Data lines =>
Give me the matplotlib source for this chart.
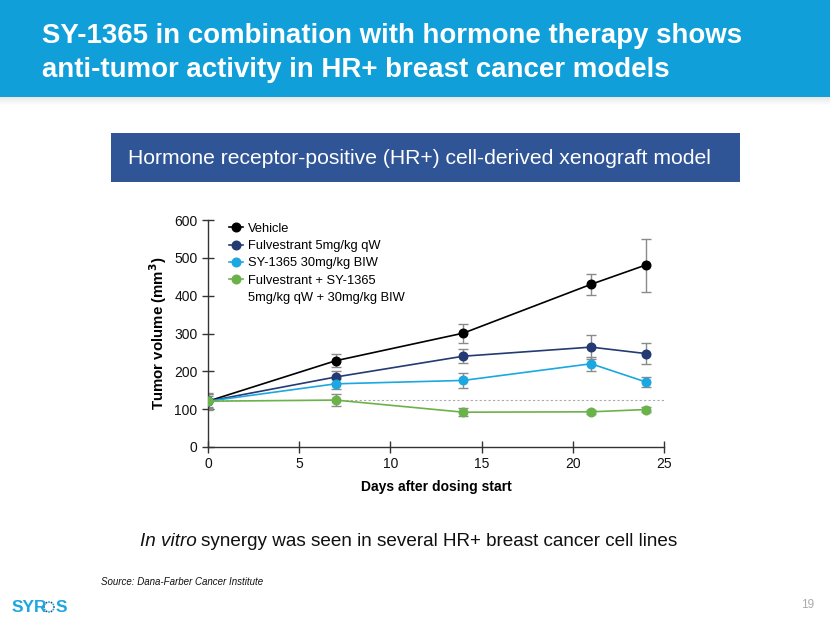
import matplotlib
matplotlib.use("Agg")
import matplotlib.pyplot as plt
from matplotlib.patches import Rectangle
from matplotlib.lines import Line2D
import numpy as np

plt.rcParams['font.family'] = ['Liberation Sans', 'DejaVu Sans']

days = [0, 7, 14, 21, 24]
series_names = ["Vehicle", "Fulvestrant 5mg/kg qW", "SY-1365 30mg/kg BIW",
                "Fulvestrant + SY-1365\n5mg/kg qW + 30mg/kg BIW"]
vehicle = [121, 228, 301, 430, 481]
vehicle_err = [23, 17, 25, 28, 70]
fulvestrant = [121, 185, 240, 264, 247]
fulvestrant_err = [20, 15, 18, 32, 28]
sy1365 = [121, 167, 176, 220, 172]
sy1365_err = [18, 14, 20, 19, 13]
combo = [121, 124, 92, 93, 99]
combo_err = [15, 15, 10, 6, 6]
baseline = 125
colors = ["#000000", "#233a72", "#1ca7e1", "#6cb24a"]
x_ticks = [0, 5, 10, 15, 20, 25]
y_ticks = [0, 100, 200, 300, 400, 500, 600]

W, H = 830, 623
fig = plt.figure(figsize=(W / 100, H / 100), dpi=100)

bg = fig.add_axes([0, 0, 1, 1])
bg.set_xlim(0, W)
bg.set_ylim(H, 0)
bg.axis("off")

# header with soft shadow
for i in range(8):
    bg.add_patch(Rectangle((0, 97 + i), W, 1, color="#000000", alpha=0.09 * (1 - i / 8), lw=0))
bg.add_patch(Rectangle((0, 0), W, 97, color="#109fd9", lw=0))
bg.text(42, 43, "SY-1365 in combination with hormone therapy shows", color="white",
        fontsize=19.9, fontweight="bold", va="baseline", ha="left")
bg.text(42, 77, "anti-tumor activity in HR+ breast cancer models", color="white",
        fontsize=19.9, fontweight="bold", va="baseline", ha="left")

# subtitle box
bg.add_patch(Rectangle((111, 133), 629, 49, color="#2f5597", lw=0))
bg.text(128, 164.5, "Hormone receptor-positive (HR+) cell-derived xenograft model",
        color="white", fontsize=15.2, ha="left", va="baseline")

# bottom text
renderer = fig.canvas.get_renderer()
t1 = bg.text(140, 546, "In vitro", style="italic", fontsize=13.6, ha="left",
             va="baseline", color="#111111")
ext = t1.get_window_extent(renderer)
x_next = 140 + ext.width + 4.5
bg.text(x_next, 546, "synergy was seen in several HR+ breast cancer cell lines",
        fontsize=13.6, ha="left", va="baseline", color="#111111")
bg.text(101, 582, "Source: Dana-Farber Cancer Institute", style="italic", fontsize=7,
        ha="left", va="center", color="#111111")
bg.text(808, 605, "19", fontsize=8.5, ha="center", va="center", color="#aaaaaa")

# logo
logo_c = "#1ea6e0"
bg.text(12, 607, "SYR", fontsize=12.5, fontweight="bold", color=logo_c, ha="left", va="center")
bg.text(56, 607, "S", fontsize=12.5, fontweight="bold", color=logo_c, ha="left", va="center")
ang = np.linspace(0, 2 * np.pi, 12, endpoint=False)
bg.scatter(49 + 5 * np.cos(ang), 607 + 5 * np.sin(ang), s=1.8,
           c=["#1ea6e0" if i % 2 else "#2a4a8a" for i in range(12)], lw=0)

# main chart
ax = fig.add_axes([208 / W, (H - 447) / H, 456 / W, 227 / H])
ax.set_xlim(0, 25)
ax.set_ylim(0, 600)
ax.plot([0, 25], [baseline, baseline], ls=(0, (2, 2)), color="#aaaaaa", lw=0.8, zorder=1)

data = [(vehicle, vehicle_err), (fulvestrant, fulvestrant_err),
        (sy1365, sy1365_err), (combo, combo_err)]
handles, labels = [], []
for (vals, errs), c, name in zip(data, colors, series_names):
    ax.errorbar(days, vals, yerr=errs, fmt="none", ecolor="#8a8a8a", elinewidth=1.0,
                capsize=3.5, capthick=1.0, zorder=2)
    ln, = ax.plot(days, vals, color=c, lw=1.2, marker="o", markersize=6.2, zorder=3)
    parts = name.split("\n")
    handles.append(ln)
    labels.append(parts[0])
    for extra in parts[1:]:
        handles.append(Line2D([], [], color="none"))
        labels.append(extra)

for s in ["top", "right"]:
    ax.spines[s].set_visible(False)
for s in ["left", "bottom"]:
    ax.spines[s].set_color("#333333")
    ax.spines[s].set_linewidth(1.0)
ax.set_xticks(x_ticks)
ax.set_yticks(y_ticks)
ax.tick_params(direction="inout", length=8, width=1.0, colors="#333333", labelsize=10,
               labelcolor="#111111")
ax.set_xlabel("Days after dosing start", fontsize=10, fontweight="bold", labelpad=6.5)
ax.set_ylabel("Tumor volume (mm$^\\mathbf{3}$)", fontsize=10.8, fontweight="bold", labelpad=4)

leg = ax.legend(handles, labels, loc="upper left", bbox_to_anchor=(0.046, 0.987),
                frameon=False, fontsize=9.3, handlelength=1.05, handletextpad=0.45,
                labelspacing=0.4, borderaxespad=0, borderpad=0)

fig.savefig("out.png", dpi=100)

Set task => Restate the listing above word for word, and skip the pictures.

Correct result =>
Give me the matplotlib source for this chart.
import matplotlib
matplotlib.use("Agg")
import matplotlib.pyplot as plt
from matplotlib.patches import Rectangle
from matplotlib.lines import Line2D
import numpy as np

plt.rcParams['font.family'] = ['Liberation Sans', 'DejaVu Sans']

days = [0, 7, 14, 21, 24]
series_names = ["Vehicle", "Fulvestrant 5mg/kg qW", "SY-1365 30mg/kg BIW",
                "Fulvestrant + SY-1365\n5mg/kg qW + 30mg/kg BIW"]
vehicle = [121, 228, 301, 430, 481]
vehicle_err = [23, 17, 25, 28, 70]
fulvestrant = [121, 185, 240, 264, 247]
fulvestrant_err = [20, 15, 18, 32, 28]
sy1365 = [121, 167, 176, 220, 172]
sy1365_err = [18, 14, 20, 19, 13]
combo = [121, 124, 92, 93, 99]
combo_err = [15, 15, 10, 6, 6]
baseline = 125
colors = ["#000000", "#233a72", "#1ca7e1", "#6cb24a"]
x_ticks = [0, 5, 10, 15, 20, 25]
y_ticks = [0, 100, 200, 300, 400, 500, 600]

W, H = 830, 623
fig = plt.figure(figsize=(W / 100, H / 100), dpi=100)

bg = fig.add_axes([0, 0, 1, 1])
bg.set_xlim(0, W)
bg.set_ylim(H, 0)
bg.axis("off")

# header with soft shadow
for i in range(8):
    bg.add_patch(Rectangle((0, 97 + i), W, 1, color="#000000", alpha=0.09 * (1 - i / 8), lw=0))
bg.add_patch(Rectangle((0, 0), W, 97, color="#109fd9", lw=0))
bg.text(42, 43, "SY-1365 in combination with hormone therapy shows", color="white",
        fontsize=19.9, fontweight="bold", va="baseline", ha="left")
bg.text(42, 77, "anti-tumor activity in HR+ breast cancer models", color="white",
        fontsize=19.9, fontweight="bold", va="baseline", ha="left")

# subtitle box
bg.add_patch(Rectangle((111, 133), 629, 49, color="#2f5597", lw=0))
bg.text(128, 164.5, "Hormone receptor-positive (HR+) cell-derived xenograft model",
        color="white", fontsize=15.2, ha="left", va="baseline")

# bottom text
renderer = fig.canvas.get_renderer()
t1 = bg.text(140, 546, "In vitro", style="italic", fontsize=13.6, ha="left",
             va="baseline", color="#111111")
ext = t1.get_window_extent(renderer)
x_next = 140 + ext.width + 4.5
bg.text(x_next, 546, "synergy was seen in several HR+ breast cancer cell lines",
        fontsize=13.6, ha="left", va="baseline", color="#111111")
bg.text(101, 582, "Source: Dana-Farber Cancer Institute", style="italic", fontsize=7,
        ha="left", va="center", color="#111111")
bg.text(808, 605, "19", fontsize=8.5, ha="center", va="center", color="#aaaaaa")

# logo
logo_c = "#1ea6e0"
bg.text(12, 607, "SYR", fontsize=12.5, fontweight="bold", color=logo_c, ha="left", va="center")
bg.text(56, 607, "S", fontsize=12.5, fontweight="bold", color=logo_c, ha="left", va="center")
ang = np.linspace(0, 2 * np.pi, 12, endpoint=False)
bg.scatter(49 + 5 * np.cos(ang), 607 + 5 * np.sin(ang), s=1.8,
           c=["#1ea6e0" if i % 2 else "#2a4a8a" for i in range(12)], lw=0)

# main chart
ax = fig.add_axes([208 / W, (H - 447) / H, 456 / W, 227 / H])
ax.set_xlim(0, 25)
ax.set_ylim(0, 600)
ax.plot([0, 25], [baseline, baseline], ls=(0, (2, 2)), color="#aaaaaa", lw=0.8, zorder=1)

data = [(vehicle, vehicle_err), (fulvestrant, fulvestrant_err),
        (sy1365, sy1365_err), (combo, combo_err)]
handles, labels = [], []
for (vals, errs), c, name in zip(data, colors, series_names):
    ax.errorbar(days, vals, yerr=errs, fmt="none", ecolor="#8a8a8a", elinewidth=1.0,
                capsize=3.5, capthick=1.0, zorder=2)
    ln, = ax.plot(days, vals, color=c, lw=1.2, marker="o", markersize=6.2, zorder=3)
    parts = name.split("\n")
    handles.append(ln)
    labels.append(parts[0])
    for extra in parts[1:]:
        handles.append(Line2D([], [], color="none"))
        labels.append(extra)

for s in ["top", "right"]:
    ax.spines[s].set_visible(False)
for s in ["left", "bottom"]:
    ax.spines[s].set_color("#333333")
    ax.spines[s].set_linewidth(1.0)
ax.set_xticks(x_ticks)
ax.set_yticks(y_ticks)
ax.tick_params(direction="inout", length=8, width=1.0, colors="#333333", labelsize=10,
               labelcolor="#111111")
ax.set_xlabel("Days after dosing start", fontsize=10, fontweight="bold", labelpad=6.5)
ax.set_ylabel("Tumor volume (mm$^\\mathbf{3}$)", fontsize=10.8, fontweight="bold", labelpad=4)

leg = ax.legend(handles, labels, loc="upper left", bbox_to_anchor=(0.046, 0.987),
                frameon=False, fontsize=9.3, handlelength=1.05, handletextpad=0.45,
                labelspacing=0.4, borderaxespad=0, borderpad=0)

fig.savefig("out.png", dpi=100)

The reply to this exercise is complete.